Excerpt from a dataset —
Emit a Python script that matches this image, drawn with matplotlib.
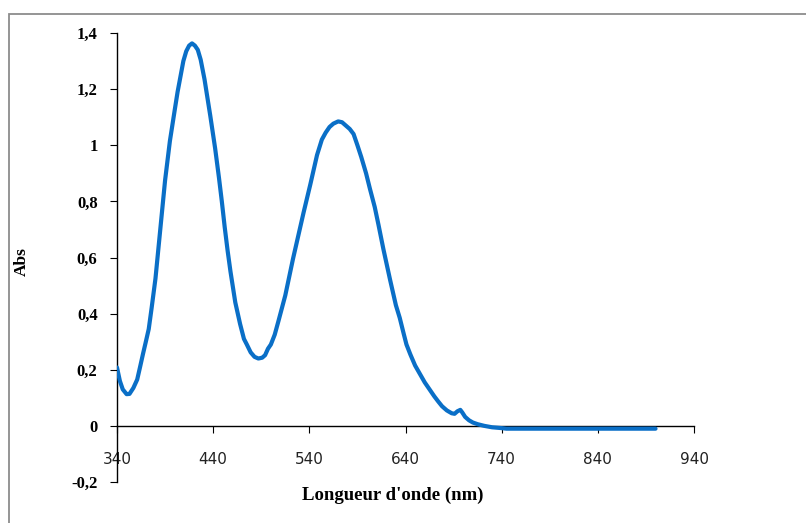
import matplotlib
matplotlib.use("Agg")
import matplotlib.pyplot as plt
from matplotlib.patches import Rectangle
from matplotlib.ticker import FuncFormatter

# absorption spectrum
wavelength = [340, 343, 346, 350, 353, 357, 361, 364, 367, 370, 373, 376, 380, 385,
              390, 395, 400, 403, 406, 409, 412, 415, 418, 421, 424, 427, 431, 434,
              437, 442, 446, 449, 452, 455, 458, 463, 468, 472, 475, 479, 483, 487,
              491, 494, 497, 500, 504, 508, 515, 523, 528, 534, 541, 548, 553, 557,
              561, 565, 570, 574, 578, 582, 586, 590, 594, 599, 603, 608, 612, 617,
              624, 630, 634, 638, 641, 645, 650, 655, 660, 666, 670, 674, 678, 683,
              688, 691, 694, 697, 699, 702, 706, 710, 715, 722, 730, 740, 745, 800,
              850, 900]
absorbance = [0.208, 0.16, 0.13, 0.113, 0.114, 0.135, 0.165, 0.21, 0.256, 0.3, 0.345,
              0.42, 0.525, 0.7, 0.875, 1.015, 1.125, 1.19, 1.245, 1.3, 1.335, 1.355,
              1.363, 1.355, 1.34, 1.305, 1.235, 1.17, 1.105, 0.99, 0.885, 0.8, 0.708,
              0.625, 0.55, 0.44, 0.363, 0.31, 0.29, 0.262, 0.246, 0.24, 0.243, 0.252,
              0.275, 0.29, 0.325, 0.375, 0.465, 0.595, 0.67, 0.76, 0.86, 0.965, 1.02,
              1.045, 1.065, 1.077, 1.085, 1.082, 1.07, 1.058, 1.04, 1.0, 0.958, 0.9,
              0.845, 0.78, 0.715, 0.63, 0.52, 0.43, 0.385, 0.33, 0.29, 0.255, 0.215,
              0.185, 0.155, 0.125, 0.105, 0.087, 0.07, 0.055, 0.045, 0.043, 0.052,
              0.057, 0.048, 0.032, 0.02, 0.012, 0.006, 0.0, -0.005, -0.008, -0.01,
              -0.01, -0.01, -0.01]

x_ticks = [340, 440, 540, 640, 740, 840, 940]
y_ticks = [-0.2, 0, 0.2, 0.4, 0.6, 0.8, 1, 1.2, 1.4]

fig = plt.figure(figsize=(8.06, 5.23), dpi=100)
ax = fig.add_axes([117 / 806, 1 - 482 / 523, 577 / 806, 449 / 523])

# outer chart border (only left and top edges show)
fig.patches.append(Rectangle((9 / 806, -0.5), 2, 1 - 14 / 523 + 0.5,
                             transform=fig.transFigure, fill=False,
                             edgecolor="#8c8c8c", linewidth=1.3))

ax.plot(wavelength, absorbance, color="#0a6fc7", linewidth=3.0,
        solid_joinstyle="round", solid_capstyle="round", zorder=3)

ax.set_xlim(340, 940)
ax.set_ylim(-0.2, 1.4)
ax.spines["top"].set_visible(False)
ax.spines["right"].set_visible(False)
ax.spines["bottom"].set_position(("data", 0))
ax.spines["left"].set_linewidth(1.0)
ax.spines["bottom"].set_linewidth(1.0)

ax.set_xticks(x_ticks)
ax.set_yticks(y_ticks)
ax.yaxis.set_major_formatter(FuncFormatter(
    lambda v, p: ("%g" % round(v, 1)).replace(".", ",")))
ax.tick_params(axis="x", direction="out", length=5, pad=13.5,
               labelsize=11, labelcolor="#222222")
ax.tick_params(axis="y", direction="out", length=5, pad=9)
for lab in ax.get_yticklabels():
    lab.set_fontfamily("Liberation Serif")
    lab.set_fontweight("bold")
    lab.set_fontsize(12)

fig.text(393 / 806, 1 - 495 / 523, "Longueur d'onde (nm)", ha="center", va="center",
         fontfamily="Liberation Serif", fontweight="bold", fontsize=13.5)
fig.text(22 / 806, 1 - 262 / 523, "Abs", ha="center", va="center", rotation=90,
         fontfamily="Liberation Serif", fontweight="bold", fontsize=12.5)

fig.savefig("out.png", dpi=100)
---
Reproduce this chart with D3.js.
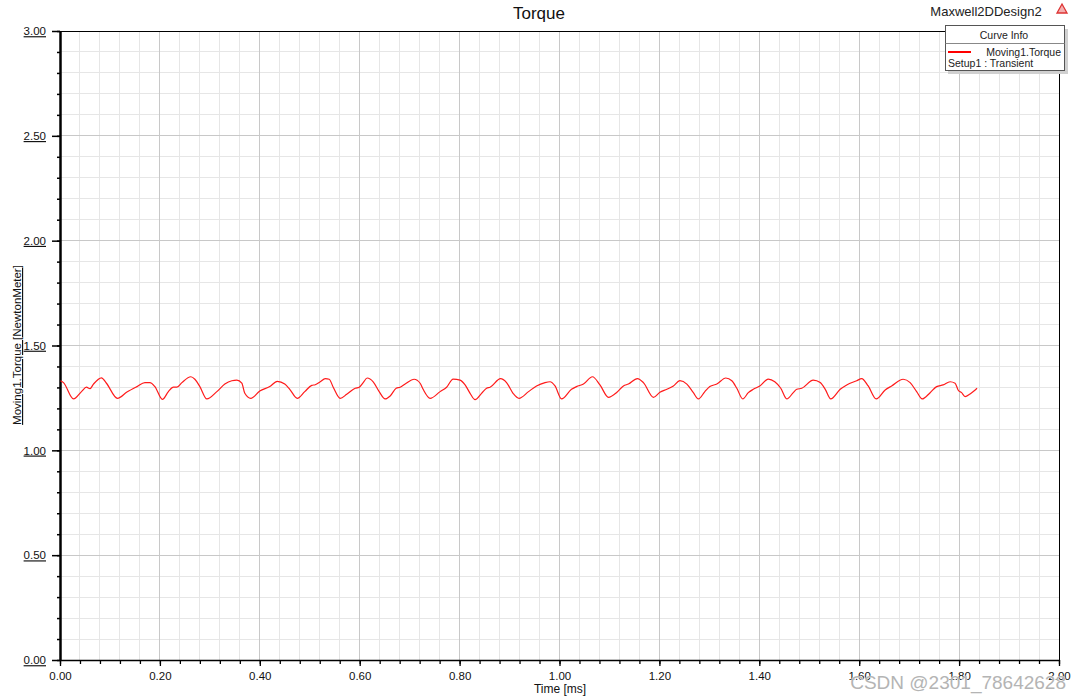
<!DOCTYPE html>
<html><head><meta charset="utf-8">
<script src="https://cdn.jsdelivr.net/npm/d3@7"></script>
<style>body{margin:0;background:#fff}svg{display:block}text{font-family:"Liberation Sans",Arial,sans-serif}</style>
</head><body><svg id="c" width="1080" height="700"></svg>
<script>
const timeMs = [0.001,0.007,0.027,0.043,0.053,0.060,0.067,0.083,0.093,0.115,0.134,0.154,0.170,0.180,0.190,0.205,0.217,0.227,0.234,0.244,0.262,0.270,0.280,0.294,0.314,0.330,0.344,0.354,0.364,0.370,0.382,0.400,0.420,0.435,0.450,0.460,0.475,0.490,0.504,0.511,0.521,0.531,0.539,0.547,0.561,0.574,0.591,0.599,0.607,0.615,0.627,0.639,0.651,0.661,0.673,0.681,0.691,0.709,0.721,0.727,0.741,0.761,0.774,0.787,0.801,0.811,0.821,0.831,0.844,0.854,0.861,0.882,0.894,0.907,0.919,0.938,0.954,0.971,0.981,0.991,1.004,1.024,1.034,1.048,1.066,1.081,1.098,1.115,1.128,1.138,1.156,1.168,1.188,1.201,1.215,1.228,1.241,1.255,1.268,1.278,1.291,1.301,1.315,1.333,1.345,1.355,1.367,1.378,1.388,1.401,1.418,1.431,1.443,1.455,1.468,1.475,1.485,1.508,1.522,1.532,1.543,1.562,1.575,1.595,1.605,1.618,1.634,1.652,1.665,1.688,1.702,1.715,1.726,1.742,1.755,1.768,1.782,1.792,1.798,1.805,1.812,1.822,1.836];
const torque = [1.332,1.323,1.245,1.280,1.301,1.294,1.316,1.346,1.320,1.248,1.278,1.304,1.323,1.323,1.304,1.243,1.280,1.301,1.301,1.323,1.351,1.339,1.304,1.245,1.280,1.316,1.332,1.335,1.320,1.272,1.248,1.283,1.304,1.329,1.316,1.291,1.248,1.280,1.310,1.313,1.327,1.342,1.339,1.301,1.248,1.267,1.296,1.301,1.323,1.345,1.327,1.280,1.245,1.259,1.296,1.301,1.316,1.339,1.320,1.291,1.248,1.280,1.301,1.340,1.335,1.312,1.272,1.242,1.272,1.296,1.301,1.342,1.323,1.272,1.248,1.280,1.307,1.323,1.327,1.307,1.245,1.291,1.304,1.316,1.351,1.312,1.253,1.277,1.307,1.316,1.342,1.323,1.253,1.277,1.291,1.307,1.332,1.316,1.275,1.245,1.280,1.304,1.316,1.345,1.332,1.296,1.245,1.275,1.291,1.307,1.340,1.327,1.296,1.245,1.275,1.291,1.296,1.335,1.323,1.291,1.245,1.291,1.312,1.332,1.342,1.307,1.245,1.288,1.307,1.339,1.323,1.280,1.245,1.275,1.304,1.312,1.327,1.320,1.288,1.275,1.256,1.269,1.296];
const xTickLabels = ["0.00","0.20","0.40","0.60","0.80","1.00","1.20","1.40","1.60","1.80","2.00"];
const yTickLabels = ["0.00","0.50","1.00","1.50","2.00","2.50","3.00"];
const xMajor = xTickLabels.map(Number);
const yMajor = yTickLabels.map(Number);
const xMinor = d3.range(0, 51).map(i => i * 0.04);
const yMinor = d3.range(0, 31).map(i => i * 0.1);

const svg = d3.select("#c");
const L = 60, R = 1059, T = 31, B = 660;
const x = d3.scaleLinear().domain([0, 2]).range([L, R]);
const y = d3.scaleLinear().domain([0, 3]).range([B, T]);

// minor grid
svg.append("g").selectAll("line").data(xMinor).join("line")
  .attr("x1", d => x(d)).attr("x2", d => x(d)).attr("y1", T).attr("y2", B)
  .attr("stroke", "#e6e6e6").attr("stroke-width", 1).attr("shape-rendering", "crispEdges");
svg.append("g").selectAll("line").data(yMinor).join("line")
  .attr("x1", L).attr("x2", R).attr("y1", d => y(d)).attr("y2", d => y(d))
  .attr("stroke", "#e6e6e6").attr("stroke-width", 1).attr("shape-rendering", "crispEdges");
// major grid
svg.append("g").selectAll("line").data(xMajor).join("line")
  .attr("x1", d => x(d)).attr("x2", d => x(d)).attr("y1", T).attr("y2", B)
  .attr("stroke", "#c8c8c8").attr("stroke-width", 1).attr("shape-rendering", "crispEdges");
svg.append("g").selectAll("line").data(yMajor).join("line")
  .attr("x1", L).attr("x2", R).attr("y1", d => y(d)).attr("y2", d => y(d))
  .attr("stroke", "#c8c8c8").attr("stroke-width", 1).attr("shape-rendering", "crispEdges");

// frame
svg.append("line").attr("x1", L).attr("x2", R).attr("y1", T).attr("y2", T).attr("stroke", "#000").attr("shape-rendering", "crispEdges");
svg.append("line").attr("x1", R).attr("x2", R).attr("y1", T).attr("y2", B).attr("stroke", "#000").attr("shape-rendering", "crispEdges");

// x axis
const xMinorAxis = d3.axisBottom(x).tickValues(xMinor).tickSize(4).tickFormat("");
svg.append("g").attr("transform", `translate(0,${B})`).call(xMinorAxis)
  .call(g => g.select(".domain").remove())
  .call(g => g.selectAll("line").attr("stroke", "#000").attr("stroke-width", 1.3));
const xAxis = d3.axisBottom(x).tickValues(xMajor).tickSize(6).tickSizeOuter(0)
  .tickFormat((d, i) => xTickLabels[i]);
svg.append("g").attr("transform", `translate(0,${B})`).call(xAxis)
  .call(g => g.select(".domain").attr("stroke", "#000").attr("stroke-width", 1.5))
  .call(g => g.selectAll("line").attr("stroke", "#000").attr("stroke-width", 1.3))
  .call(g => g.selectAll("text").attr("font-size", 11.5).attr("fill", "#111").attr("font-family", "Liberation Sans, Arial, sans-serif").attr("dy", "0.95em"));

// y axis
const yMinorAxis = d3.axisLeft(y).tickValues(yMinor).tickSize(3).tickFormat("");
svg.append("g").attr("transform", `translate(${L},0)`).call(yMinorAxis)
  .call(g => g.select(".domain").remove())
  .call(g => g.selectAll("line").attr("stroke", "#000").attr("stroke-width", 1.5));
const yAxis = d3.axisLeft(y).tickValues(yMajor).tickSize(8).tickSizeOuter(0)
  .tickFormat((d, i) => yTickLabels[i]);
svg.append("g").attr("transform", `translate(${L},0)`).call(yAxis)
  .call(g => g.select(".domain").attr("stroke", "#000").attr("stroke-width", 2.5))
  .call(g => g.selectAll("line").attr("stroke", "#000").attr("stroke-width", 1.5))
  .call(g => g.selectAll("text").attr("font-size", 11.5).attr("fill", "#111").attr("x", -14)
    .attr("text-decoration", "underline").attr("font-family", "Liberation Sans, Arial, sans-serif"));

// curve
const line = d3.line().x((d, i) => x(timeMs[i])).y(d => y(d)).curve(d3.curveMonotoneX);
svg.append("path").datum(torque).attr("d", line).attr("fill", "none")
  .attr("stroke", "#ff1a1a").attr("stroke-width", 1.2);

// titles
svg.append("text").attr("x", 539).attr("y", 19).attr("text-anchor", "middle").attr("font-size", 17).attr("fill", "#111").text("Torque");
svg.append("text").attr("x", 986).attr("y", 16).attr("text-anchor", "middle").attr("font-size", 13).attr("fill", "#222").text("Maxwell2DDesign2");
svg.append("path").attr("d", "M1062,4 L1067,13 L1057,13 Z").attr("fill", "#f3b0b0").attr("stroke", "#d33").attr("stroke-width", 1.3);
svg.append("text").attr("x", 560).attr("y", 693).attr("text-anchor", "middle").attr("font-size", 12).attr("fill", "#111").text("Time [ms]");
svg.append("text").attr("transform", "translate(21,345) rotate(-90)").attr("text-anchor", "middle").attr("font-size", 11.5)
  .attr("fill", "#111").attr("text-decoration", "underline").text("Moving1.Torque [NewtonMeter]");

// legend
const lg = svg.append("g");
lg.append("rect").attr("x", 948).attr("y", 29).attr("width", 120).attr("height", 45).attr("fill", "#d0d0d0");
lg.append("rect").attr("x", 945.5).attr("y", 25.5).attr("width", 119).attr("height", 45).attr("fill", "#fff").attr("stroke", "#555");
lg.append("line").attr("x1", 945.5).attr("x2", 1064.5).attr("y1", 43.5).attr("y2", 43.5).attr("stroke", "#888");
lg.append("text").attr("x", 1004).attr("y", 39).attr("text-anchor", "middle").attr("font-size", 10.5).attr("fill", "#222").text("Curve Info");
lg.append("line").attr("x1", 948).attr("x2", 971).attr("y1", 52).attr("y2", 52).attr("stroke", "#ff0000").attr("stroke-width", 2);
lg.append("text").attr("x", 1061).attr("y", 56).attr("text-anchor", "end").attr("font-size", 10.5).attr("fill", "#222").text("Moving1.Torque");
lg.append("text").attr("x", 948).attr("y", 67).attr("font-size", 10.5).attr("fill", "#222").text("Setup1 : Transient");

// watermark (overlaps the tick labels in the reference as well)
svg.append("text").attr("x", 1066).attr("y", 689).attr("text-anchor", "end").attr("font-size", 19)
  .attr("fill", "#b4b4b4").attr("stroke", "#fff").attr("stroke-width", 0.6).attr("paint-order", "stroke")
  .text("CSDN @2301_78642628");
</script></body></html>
...
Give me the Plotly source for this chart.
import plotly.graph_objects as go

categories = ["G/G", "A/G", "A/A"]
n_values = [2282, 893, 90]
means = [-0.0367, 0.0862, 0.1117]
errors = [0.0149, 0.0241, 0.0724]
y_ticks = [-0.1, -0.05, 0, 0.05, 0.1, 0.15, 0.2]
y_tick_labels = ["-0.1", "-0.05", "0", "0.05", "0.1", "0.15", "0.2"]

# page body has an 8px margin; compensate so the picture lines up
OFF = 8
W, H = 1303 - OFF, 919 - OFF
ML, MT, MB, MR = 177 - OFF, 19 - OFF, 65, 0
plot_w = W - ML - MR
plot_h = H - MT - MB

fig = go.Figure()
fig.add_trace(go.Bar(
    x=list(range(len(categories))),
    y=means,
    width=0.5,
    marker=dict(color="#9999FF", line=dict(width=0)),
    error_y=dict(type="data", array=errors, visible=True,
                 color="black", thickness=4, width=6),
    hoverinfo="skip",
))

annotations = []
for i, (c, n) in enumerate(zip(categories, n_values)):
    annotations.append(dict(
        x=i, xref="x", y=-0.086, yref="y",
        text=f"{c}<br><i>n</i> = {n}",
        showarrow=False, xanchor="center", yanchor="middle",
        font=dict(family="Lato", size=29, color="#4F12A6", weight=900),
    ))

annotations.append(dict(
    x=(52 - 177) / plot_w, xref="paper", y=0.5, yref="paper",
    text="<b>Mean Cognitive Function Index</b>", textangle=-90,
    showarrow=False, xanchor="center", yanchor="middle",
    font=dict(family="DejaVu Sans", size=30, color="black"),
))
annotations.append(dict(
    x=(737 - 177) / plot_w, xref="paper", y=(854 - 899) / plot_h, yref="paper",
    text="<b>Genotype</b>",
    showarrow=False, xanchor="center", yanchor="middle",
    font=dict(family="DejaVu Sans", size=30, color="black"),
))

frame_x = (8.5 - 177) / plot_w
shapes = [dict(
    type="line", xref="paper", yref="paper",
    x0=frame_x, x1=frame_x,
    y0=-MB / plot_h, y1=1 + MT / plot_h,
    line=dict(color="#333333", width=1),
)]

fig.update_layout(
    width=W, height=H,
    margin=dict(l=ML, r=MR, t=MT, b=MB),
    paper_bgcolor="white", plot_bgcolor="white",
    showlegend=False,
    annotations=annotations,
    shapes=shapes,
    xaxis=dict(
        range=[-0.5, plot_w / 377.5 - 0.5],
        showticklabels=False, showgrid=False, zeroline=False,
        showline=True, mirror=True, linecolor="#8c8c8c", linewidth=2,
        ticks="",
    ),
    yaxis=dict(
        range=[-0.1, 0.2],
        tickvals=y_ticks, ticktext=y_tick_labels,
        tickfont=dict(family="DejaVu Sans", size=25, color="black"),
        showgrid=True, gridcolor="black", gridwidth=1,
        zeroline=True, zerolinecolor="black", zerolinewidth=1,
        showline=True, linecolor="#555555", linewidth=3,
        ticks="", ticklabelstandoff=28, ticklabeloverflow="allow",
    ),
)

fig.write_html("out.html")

What needs to be done — Within the listing above, extract exactly the lines that run from the one containing "Emit a Python" through the one containing "from matplotlib.ticker import FuncFormatter", excluding any pictures.

Response to the task —
Emit a Python script that matches this image, drawn with matplotlib.
import matplotlib
matplotlib.use("Agg")
import matplotlib.pyplot as plt
from matplotlib.patches import Rectangle
from matplotlib.ticker import FuncFormatter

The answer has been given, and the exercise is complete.